Jacksonville’s Playhouse on the Square presents Under Milk Wood by Dylan Thomas, a 1954 radio drama in which an omniscient narrator lets the audience in on the thoughts and dreams of the inhabitants of a Welsh fishing village. Sept. 18-20. After that comes Pearl’s Place, a new play by area favorite Ken Bradbury Oct. 2-4 and 9-11. Another radio play, The Battling Bickersons, stars artistic directors Rich and Laurie McCoy. Oct. 16-18. 68 East Central Park, Jacksonville. Tickets can be purchased in person at Our Town Books in Jacksonville or by calling 217-491-3977.
Millikin University Department of Theatre and Dance will present acclaimed playwright Roberto Aguirre-Sacasa’s Rough Magic. In it, characters from The Tempest are transported to modern day New York in this fantasy inspired by Shakespeare as well as X-Men. Sept. 30-Oct. 4. Albert Taylor Theater, 1184 West Main Street, Decatur. For tickets call 424-6318.
If you’re willing to make the trip to St. Louis, some big, raucous musicals and compelling historical drama await you there. The Fox Theatre will have Matilda: the Musical, the Tony award-winning stage version of Roald Dahl’s classic children’s book. It runs Oct. 21- Nov. 1. Following that, Mamma Mia, the musical for ABBA lovers, makes a short appearance Nov. 6-8. 527 N. Grand Blvd, St. Louis. www.fabulousfox.com.

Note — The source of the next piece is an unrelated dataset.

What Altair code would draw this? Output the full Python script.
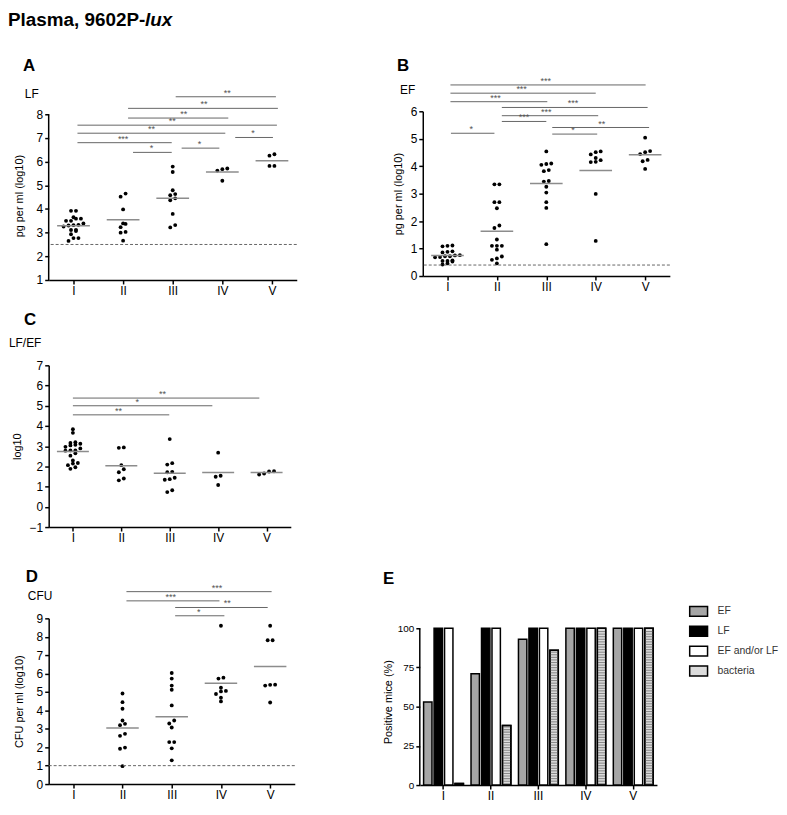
import altair as alt
import pandas as pd

FONT = "Liberation Sans"
GROUPS = ["I", "II", "III", "IV", "V"]

# ---------------- Panel A : LF, pg per ml (log10)
A_VALUES = [
    [3.92, 3.92, 3.59, 3.50, 3.50, 3.59, 3.65, 3.39, 3.33, 3.26, 3.30, 3.32, 3.07, 3.11, 3.12, 2.93, 2.77, 2.65, 2.77],
    [4.52, 4.65, 3.98, 3.39, 3.37, 3.23, 3.03, 3.00, 2.66],
    [5.79, 5.56, 4.79, 4.63, 4.58, 4.45, 4.37, 3.79, 3.22, 3.32],
    [5.68, 5.62, 5.71, 5.19],
    [6.31, 6.25, 5.82, 5.82],
]
A_MEDIANS = [3.29, 3.54, 4.45, 5.56, 6.04]
A_LOD = 2.5
A_SIG_FROM = [3.06, 2.10, 2.10, 1.08, 1.08, 1.08, 2.20, 3.18, 4.26]
A_SIG_TO = [5.08, 5.12, 4.12, 5.10, 4.06, 2.98, 2.98, 3.94, 5.02]
A_SIG_Y = [8.74, 8.25, 7.84, 7.54, 7.20, 6.80, 6.39, 6.57, 7.02]
A_SIG_TEXT_X = [4.10, 3.63, 3.22, 2.99, 2.57, 2.00, 2.57, 3.54, 4.62]
A_SIG_LABEL = ["**", "**", "**", "**", "**", "***", "*", "*", "*"]

# ---------------- Panel B : EF, pg per ml (log10)
B_VALUES = [
    [1.10, 1.08, 1.11, 0.90, 0.86, 0.88, 0.76, 0.72, 0.69, 0.72, 0.68, 0.75, 0.57, 0.53, 0.55, 0.55, 0.42, 0.46],
    [3.34, 3.34, 2.69, 2.69, 2.47, 1.75, 1.84, 1.33, 1.10, 0.96, 1.10, 1.10, 0.64, 0.71, 0.59, 0.46],
    [4.54, 4.08, 4.05, 4.10, 3.82, 3.86, 3.46, 3.44, 3.25, 3.04, 2.69, 2.48, 1.16],
    [4.51, 4.43, 4.54, 4.22, 4.15, 4.16, 4.30, 2.99, 1.28],
    [5.04, 4.55, 4.44, 4.51, 4.23, 4.18, 3.90],
]
B_MEDIANS = [0.75, 1.63, 3.37, 3.84, 4.42]
B_LOD = 0.40
B_SIG_FROM = [1.06, 1.06, 1.06, 2.10, 2.10, 2.10, 1.07, 3.12, 3.12]
B_SIG_TO = [5.01, 4.00, 3.02, 5.05, 4.05, 3.00, 1.95, 5.08, 4.03]
B_SIG_Y = [6.96, 6.66, 6.35, 6.14, 5.84, 5.63, 5.20, 5.41, 5.17]
B_SIG_TEXT_X = [2.99, 2.50, 1.97, 3.54, 3.00, 2.55, 1.48, 4.12, 3.54]
B_SIG_LABEL = ["***", "***", "***", "***", "***", "***", "*", "**", "*"]

# ---------------- Panel C : LF/EF ratio (log10)
C_VALUES = [
    [3.84, 3.66, 3.16, 3.07, 3.12, 3.20, 2.97, 3.04, 2.78, 2.79, 2.79, 2.89, 2.53, 2.65, 2.17, 2.06, 2.14, 2.29, 1.88, 1.96],
    [2.94, 2.92, 2.06, 1.86, 1.71, 1.31, 1.40],
    [3.35, 2.16, 2.09, 1.71, 1.73, 1.37, 1.34, 1.44, 0.73, 0.82],
    [2.68, 1.54, 1.49, 1.08],
    [1.75, 1.60, 1.65, 1.76],
]
C_MEDIANS = [2.74, 2.03, 1.66, 1.70, 1.70]
C_SIG_FROM = [1.00, 1.00, 1.00]
C_SIG_TO = [4.85, 3.88, 2.99]
C_SIG_Y = [5.38, 5.00, 4.55]
C_SIG_TEXT_X = [2.85, 2.33, 1.94]
C_SIG_LABEL = ["**", "*", "**"]

# ---------------- Panel D : CFU per ml (log10)
D_VALUES = [
    [],
    [4.92, 4.45, 4.09, 3.45, 3.27, 3.20, 2.73, 2.62, 1.98, 1.92, 0.97],
    [6.03, 5.73, 5.35, 5.12, 4.27, 3.45, 3.29, 3.07, 2.28, 2.28, 1.94, 1.29],
    [8.60, 5.78, 5.73, 5.23, 5.03, 5.06, 4.89, 4.69, 4.49],
    [8.60, 7.81, 7.81, 5.39, 5.35, 5.40, 4.43],
]
D_MEDIANS = [None, 3.05, 3.66, 5.48, 6.39]
D_LOD = 1.0
D_SIG_FROM = [2.08, 2.08, 3.07, 3.07]
D_SIG_TO = [5.03, 3.97, 4.95, 4.07]
D_SIG_Y = [10.45, 9.95, 9.59, 9.14]
D_SIG_TEXT_X = [3.92, 2.98, 4.13, 3.55]
D_SIG_LABEL = ["***", "***", "**", "*"]

# ---------------- Panel E : positive mice (%)
E_SERIES = ["EF", "LF", "EF and/or LF", "bacteria"]
E_EF = [53, 71, 93, 100, 100]
E_LF = [100, 100, 100, 100, 100]
E_EF_OR_LF = [100, 100, 100, 100, 100]
E_BACTERIA = [1, 38, 86, 100, 100]


def swarm_frame(groups, ppu_x, ppu_y, row_px=3.5, step_px=5.0):
    recs = []
    for gi, vals in enumerate(groups):
        vs = sorted(vals)
        i = 0
        while i < len(vs):
            j = i
            while j + 1 < len(vs) and (vs[j + 1] - vs[i]) * ppu_y <= row_px:
                j += 1
            n = j - i + 1
            for k in range(n):
                recs.append({"g": gi + 1 + (k - (n - 1) / 2) * step_px / ppu_x, "v": vs[i + k]})
            i = j + 1
    return pd.DataFrame(recs, columns=["g", "v"])


def text_layer(txt, x, y, size, weight="normal", style="normal"):
    return alt.Chart(pd.DataFrame({"t": [txt]})).mark_text(
        align="left", baseline="alphabetic", font=FONT, fontSize=size,
        fontWeight=weight, fontStyle=style, color="black"
    ).encode(text="t:N", x=alt.value(x), y=alt.value(y))


def dot_panel(values, medians, lod, sig, ydom, yvals, ytitle, w, h, texts, title_pad, head_px=0):
    ppu_x = w / 5.0
    ppu_y = h / (ydom[1] - ydom[0])
    ytop = ydom[1] + head_px / ppu_y
    xs = alt.Scale(domain=[0.5, 5.5], nice=False, zero=False)
    ys = alt.Scale(domain=[ydom[0], ytop], nice=False, zero=False)
    xax = alt.Axis(values=[1, 2, 3, 4, 5],
                   labelExpr="['I','II','III','IV','V'][datum.value - 1]",
                   title=None, grid=False, labelPadding=2)
    yax = alt.Axis(values=yvals, format="d", title=ytitle, grid=False, titlePadding=title_pad,
                   domain=(head_px == 0))

    def X(f):
        return alt.X(f, type="quantitative", scale=xs, axis=xax)

    def Y(f):
        return alt.Y(f, type="quantitative", scale=ys, axis=yax)

    layers = []
    pts = swarm_frame(values, ppu_x, ppu_y)
    layers.append(alt.Chart(pts).mark_circle(size=15, color="black", opacity=1).encode(x=X("g"), y=Y("v")))

    med = pd.DataFrame([{"g1": i + 1 - 0.33, "g2": i + 1 + 0.33, "v": m}
                        for i, m in enumerate(medians) if m is not None])
    layers.append(alt.Chart(med).mark_rule(color="#8c8c8c", strokeWidth=1.5).encode(
        x=X("g1"), x2="g2", y=Y("v")))

    if lod is not None:
        layers.append(alt.Chart(pd.DataFrame({"v": [lod]})).mark_rule(
            color="#666666", strokeDash=[3, 2], strokeWidth=1).encode(y=Y("v")))

    s_from, s_to, s_y, s_tx, s_lab = sig
    sdf = pd.DataFrame({"g1": s_from, "g2": s_to, "v": s_y, "gm": s_tx, "lab": s_lab})
    layers.append(alt.Chart(sdf).mark_rule(color="#666666", strokeWidth=1).encode(
        x=X("g1"), x2="g2", y=Y("v")))
    layers.append(alt.Chart(sdf).mark_text(font=FONT, fontSize=9, color="#555555", dy=-1,
                                           baseline="alphabetic").encode(
        x=X("gm"), y=Y("v"), text="lab:N"))

    if head_px:
        layers.append(alt.Chart(pd.DataFrame({"v": [ydom[0]], "v2": [ydom[1]]})).mark_rule(
            color="black", strokeWidth=1.5).encode(x=alt.value(0), y=Y("v"), y2="v2"))

    for t in texts:
        layers.append(text_layer(*t))
    return alt.layer(*layers).properties(width=w, height=h + head_px)


A = dot_panel(A_VALUES, A_MEDIANS, A_LOD, (A_SIG_FROM, A_SIG_TO, A_SIG_Y, A_SIG_TEXT_X, A_SIG_LABEL),
              [1, 8], [1, 2, 3, 4, 5, 6, 7, 8], "pg per ml (log10)", 250, 167,
              [("Plasma, 9602P-", -41, -86, 19, "bold"),
               ("lux", 97, -86, 19, "bold", "italic"),
               ("A", -26, -41, 17, "bold"),
               ("LF", -24, -13, 12)], 12, head_px=3)

B = dot_panel(B_VALUES, B_MEDIANS, B_LOD, (B_SIG_FROM, B_SIG_TO, B_SIG_Y, B_SIG_TEXT_X, B_SIG_LABEL),
              [0, 6], [0, 1, 2, 3, 4, 5, 6], "pg per ml (log10)", 249, 166,
              [("B", -26, -41, 17, "bold"),
               ("EF", -23, -17, 12)], 7)

C = dot_panel(C_VALUES, C_MEDIANS, None, (C_SIG_FROM, C_SIG_TO, C_SIG_Y, C_SIG_TEXT_X, C_SIG_LABEL),
              [-1, 7], [-1, 0, 1, 2, 3, 4, 5, 6, 7], "log10", 244, 163,
              [("C", -25, -41, 17, "bold"),
               ("LF/EF", -40, -18, 12)], 7)

D = dot_panel(D_VALUES, D_MEDIANS, D_LOD, (D_SIG_FROM, D_SIG_TO, D_SIG_Y, D_SIG_TEXT_X, D_SIG_LABEL),
              [0, 9], [0, 1, 2, 3, 4, 5, 6, 7, 8, 9], "CFU per ml (log10)", 248, 167,
              [("D", -23, -37, 17, "bold"),
               ("CFU", -21, -18, 12)], 12)

# ---------------- Panel E
rows = []
for series, vals in zip(E_SERIES, [E_EF, E_LF, E_EF_OR_LF, E_BACTERIA]):
    for g, v in zip(GROUPS, vals):
        rows.append({"grp": g, "series": series, "pct": v})
edf = pd.DataFrame(rows)

E_H = 168
E_PX_PER_PCT = 158 / 100.0
E_TOP = E_H / E_PX_PER_PCT  # headroom so the 100 tick sits 10px below the panel top

ex = alt.X("grp:N", sort=GROUPS, scale=alt.Scale(domain=GROUPS, paddingInner=0.16, paddingOuter=0.08),
           axis=alt.Axis(title=None, labelAngle=0, labelPadding=2))
exo = alt.XOffset("series:N", sort=E_SERIES, scale=alt.Scale(domain=E_SERIES, paddingInner=0.2, paddingOuter=0))
ey_axis = alt.Axis(values=[0, 25, 50, 75, 100], title="Positive mice (%)", domain=False,
                   labelFontSize=10, titleFontSize=11, titlePadding=4)
ey_scale = alt.Scale(domain=[0, E_TOP], nice=False)

bars = alt.Chart(edf).mark_bar(stroke="black", strokeWidth=1.5).encode(
    x=ex, xOffset=exo, y=alt.Y("pct:Q", scale=ey_scale, axis=ey_axis),
    fill=alt.Fill("series:N", sort=E_SERIES,
                  scale=alt.Scale(domain=E_SERIES, range=["#a6a6a6", "#000000", "#ffffff", "#dcdcdc"]),
                  legend=alt.Legend(title=None, orient="none", legendX=275, legendY=-13,
                                    symbolType="M-1.8,-1H1.8V1H-1.8Z", symbolSize=100,
                                    symbolStrokeColor="black", symbolStrokeWidth=1.5,
                                    labelFont=FONT, labelFontSize=10.5, labelColor="#333333",
                                    labelOffset=13, rowPadding=4, symbolOpacity=1)))

# horizontal hatch inside the "bacteria" bars (pattern decoration, ~2.6px period)
period = 2.6 / E_PX_PER_PCT
line_w = 1.1 / E_PX_PER_PCT
hatch = []
for g, v in zip(GROUPS, E_BACTERIA):
    k = 0
    while (k + 1) * period <= v:
        hatch.append({"grp": g, "series": "bacteria", "s0": k * period + (period - line_w) / 2,
                      "s1": k * period + (period + line_w) / 2})
        k += 1
hdf = pd.DataFrame(hatch)
stripes = alt.Chart(hdf).mark_bar(color="#8a8a8a", stroke=None).encode(
    x=ex, xOffset=exo, y=alt.Y("s0:Q", scale=ey_scale, axis=ey_axis), y2="s1:Q")

outline = alt.Chart(edf[edf["series"] == "bacteria"]).mark_bar(
    fillOpacity=0, stroke="black", strokeWidth=1.5).encode(
    x=ex, xOffset=exo, y=alt.Y("pct:Q", scale=ey_scale, axis=ey_axis))

y_axis_line = alt.Chart(pd.DataFrame({"lo": [0], "hi": [100]})).mark_rule(
    color="black", strokeWidth=1.5).encode(x=alt.value(0), y=alt.Y("lo:Q", scale=ey_scale, axis=ey_axis), y2="hi:Q")

E = alt.layer(bars, stripes, outline, y_axis_line,
              text_layer("E", -37, -35, 17, "bold")).properties(width=239, height=E_H)

row1 = alt.hconcat(A, B, spacing=95)
row3 = alt.hconcat(D, E, spacing=87).resolve_scale(fill="independent").resolve_legend(fill="independent")
chart = alt.vconcat(alt.vconcat(row1, C, spacing=14), row3, spacing=24).resolve_scale(
    fill="independent").resolve_legend(fill="independent").properties(
    padding={"left": 0, "top": 0, "right": 0, "bottom": 0}
).configure_axis(
    domainColor="black", domainWidth=1.5, tickColor="black", tickWidth=1.5, tickSize=4,
    labelColor="black", labelFont=FONT, labelFontSize=12,
    titleFont=FONT, titleFontSize=11, titleFontWeight="normal", titleColor="black", grid=False
).configure_view(stroke=None)

chart.save("out.html", embed_options={"renderer": "svg", "actions": False})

The Repertory Theatre of St. Louis will present All The Way, the story of Lyndon Johnson’s maneuvers and manipulation in the White House to pass the Civil Rights Act. Sept. 9-Oct. 4. Angel Street (Gaslight) is a psychological thriller in which a husband schemes to make his wife doubt her own memories. Oct. 14-Nov. 8. 130 Edgar Road, Webster Groves. www.repstl.org or
And if you’re going to make a weekend of it, Chicago theater will make it worth your while. Several plays promise to be particularly interesting. Profiles Theatre is presenting Beth Henley’s darkly humorous and suspenseful The Jacksonian Aug. 27-Oct.11. 4139 N. Broadway, Chicago. www.profilestheatre.org. At The Goodman Theatre, Pulitzer Prize-winning Disgraced is the story of a Muslim-American man and his wife and a night of explosive conversations about race and identity. Sept. 12-Oct. 18. Feathers and Teeth features a 13-year-old girl who thinks her stepmom is a demon. Turns out she’s right. This dysfunctional family drama promises to be both eerie and funny. Sept 29-Oct. 18. 170 N. Dearborn St., Chicago. www.goodmantheatre.org. At Steppenwolf Theatre Company Frank Galati’s adaptation of John Steinbeck’s East of Eden is on stage Sept. 17-Nov. 15. 1650 N. Halsted, Chicago. www.steppenwolf.com. Theater Wit will stage The (curious case of the) Watson Intelligence, a Pulitzer finalist that incorporates time travel, the history of communication and love. Sept. 17-30. 1229 W. Belmont, Chicago.www.theaterwit.org.